● **Task goal**
In the records below, find the line containing "Output the Python" and the line containing "import matplotlib.pyplot as plt". Give again exactly those lines and every line between them, omitting the pictures.

● **Raw data**
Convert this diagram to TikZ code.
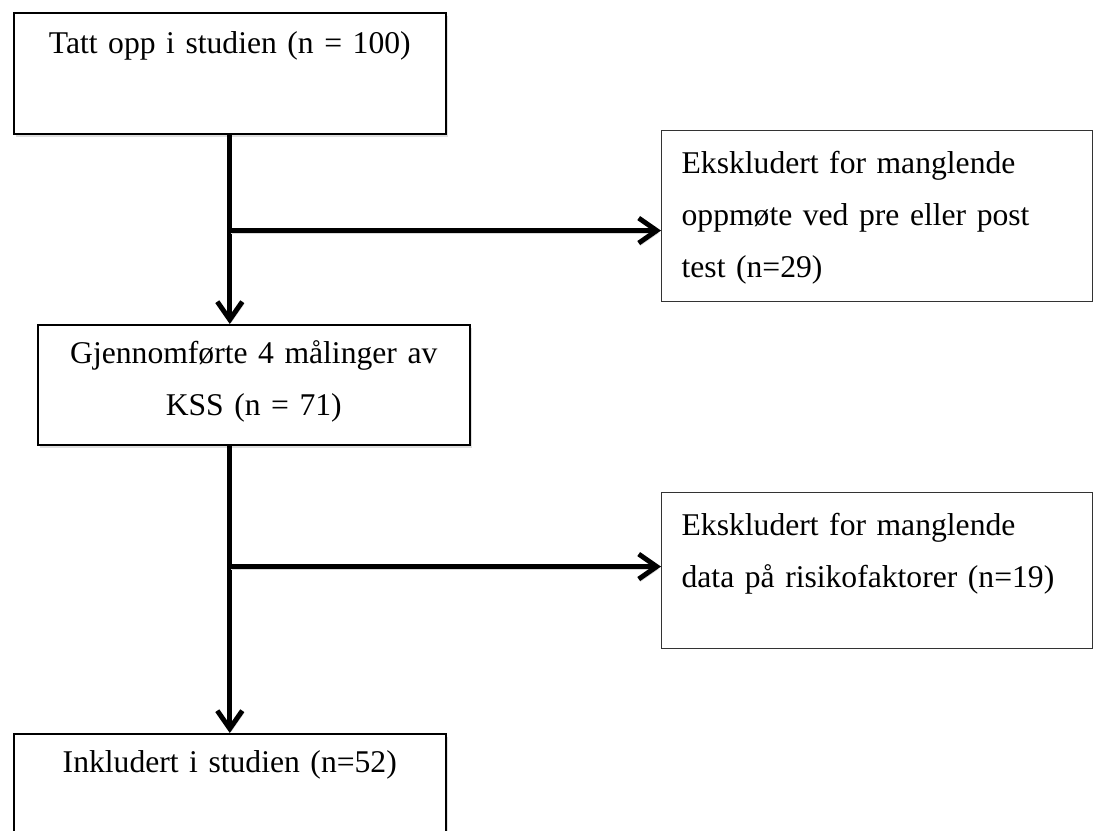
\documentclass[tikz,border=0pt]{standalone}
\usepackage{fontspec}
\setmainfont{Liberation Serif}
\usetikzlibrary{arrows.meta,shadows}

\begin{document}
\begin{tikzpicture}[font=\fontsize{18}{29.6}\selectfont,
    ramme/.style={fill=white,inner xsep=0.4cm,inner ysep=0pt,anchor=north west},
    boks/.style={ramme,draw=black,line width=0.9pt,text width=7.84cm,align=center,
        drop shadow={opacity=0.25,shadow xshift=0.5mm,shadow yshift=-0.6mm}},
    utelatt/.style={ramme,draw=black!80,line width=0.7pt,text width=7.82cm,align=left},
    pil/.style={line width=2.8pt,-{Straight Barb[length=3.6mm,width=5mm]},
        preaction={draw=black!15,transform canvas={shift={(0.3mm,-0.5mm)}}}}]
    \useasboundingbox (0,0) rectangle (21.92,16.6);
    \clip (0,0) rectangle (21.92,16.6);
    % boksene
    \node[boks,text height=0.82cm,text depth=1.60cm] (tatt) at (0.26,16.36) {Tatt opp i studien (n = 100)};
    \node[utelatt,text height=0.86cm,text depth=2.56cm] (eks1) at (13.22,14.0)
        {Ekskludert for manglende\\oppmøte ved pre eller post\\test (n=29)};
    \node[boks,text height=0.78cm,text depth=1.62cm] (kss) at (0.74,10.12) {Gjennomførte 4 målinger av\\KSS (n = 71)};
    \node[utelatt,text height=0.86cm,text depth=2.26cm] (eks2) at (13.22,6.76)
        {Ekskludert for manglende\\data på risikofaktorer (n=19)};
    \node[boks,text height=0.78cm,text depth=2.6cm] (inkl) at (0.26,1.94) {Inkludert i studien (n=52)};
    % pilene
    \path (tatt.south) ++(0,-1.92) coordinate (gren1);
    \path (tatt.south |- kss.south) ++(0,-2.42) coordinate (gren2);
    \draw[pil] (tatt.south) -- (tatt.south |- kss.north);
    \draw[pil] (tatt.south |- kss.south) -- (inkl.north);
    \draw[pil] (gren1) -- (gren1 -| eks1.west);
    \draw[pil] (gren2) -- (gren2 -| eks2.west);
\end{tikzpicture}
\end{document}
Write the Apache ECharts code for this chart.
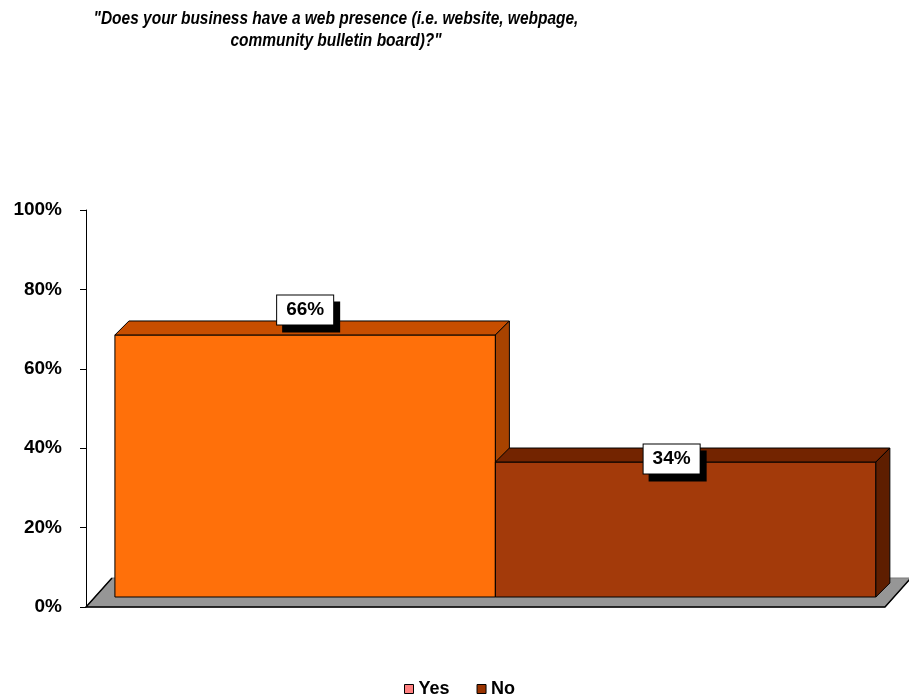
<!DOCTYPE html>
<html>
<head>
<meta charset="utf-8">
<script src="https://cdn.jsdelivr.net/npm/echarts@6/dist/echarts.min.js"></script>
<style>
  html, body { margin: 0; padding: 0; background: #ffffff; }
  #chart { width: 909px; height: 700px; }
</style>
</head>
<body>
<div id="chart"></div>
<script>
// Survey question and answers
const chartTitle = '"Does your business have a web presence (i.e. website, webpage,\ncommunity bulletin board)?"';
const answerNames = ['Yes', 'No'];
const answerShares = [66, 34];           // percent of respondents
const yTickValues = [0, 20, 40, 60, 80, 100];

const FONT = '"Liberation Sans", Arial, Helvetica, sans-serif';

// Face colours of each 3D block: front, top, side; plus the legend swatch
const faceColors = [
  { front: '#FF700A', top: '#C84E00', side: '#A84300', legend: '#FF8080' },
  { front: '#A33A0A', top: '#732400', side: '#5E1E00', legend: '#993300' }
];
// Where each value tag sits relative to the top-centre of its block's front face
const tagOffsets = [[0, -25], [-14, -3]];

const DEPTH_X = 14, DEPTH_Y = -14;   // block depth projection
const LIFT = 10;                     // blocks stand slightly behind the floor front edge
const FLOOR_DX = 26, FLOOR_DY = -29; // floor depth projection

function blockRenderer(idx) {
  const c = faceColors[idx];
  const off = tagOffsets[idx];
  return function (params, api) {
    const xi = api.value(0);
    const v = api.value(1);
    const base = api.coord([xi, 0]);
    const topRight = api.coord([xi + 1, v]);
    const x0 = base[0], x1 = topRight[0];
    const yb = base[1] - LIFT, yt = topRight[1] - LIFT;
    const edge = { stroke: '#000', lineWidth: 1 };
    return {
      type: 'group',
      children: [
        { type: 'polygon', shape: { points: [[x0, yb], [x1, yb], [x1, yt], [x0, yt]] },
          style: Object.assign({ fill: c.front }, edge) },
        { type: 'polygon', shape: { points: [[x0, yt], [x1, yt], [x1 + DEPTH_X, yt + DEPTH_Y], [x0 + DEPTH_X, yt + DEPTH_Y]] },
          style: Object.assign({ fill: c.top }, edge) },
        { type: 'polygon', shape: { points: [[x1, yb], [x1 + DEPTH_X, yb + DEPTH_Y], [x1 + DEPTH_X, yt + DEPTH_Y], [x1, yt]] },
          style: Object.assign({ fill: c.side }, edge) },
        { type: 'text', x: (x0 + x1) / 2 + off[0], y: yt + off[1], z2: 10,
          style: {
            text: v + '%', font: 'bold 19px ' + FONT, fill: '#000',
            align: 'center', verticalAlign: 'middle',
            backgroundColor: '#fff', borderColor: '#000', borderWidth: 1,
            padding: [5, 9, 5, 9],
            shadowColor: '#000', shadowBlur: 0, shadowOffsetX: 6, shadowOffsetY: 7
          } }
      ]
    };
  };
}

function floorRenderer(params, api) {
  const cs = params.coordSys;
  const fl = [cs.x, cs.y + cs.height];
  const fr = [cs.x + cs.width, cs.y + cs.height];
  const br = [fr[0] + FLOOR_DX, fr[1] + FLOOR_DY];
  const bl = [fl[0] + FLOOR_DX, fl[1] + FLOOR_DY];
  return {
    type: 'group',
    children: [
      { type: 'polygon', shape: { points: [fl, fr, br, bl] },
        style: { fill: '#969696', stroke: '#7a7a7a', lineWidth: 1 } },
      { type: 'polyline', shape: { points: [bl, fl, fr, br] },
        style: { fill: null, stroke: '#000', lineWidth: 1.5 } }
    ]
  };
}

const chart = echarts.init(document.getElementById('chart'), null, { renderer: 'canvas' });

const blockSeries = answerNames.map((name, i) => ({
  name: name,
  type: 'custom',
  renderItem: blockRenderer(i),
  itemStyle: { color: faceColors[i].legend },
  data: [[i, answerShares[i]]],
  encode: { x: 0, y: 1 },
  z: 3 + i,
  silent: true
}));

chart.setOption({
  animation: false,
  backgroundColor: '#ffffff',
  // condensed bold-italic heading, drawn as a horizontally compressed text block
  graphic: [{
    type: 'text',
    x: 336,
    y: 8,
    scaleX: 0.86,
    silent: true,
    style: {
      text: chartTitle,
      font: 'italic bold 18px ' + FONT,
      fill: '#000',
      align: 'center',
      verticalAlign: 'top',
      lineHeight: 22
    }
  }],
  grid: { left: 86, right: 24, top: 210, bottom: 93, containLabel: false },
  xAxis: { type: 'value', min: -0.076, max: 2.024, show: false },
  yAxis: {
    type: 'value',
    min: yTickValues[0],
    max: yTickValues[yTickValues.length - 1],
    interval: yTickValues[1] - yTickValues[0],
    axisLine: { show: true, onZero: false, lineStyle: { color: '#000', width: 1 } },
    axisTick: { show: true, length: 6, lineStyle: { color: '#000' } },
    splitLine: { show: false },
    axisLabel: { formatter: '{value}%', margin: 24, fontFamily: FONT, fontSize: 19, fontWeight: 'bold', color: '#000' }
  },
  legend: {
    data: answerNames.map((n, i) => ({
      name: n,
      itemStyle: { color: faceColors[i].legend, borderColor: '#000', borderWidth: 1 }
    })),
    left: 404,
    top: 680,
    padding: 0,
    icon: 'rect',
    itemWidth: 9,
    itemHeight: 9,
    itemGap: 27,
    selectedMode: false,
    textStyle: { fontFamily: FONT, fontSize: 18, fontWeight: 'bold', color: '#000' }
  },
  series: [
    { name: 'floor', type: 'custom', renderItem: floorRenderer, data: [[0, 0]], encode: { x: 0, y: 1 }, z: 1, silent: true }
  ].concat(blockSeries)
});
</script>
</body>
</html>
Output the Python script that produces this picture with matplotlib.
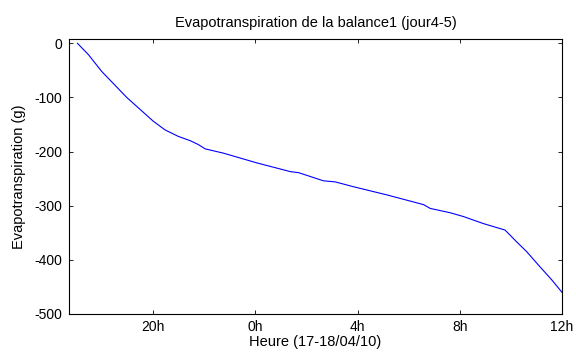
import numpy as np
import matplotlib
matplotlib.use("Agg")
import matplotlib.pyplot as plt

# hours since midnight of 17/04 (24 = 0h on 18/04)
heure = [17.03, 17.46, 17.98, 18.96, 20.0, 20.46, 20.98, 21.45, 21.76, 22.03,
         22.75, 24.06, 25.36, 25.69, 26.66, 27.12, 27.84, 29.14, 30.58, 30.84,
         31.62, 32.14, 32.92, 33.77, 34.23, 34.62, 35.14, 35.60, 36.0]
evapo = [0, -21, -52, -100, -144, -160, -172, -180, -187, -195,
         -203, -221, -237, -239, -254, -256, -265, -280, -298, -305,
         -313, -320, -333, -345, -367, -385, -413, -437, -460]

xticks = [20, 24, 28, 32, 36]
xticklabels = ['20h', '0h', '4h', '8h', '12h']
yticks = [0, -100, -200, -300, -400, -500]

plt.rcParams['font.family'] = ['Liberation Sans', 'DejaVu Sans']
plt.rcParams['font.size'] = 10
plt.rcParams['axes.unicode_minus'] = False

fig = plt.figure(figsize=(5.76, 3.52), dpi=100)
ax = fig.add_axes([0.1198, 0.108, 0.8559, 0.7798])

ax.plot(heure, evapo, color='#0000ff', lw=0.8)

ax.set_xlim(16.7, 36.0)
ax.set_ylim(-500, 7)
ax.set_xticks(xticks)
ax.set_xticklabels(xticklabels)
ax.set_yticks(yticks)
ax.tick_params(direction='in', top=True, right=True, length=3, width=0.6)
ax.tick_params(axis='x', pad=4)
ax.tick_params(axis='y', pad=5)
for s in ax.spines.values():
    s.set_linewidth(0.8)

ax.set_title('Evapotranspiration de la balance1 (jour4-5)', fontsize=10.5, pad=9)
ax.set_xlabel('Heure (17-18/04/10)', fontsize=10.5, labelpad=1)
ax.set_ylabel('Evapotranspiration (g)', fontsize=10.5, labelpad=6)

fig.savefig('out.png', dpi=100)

● **Result**
Output the Python script that produces this picture with matplotlib.
import numpy as np
import matplotlib
matplotlib.use("Agg")
import matplotlib.pyplot as plt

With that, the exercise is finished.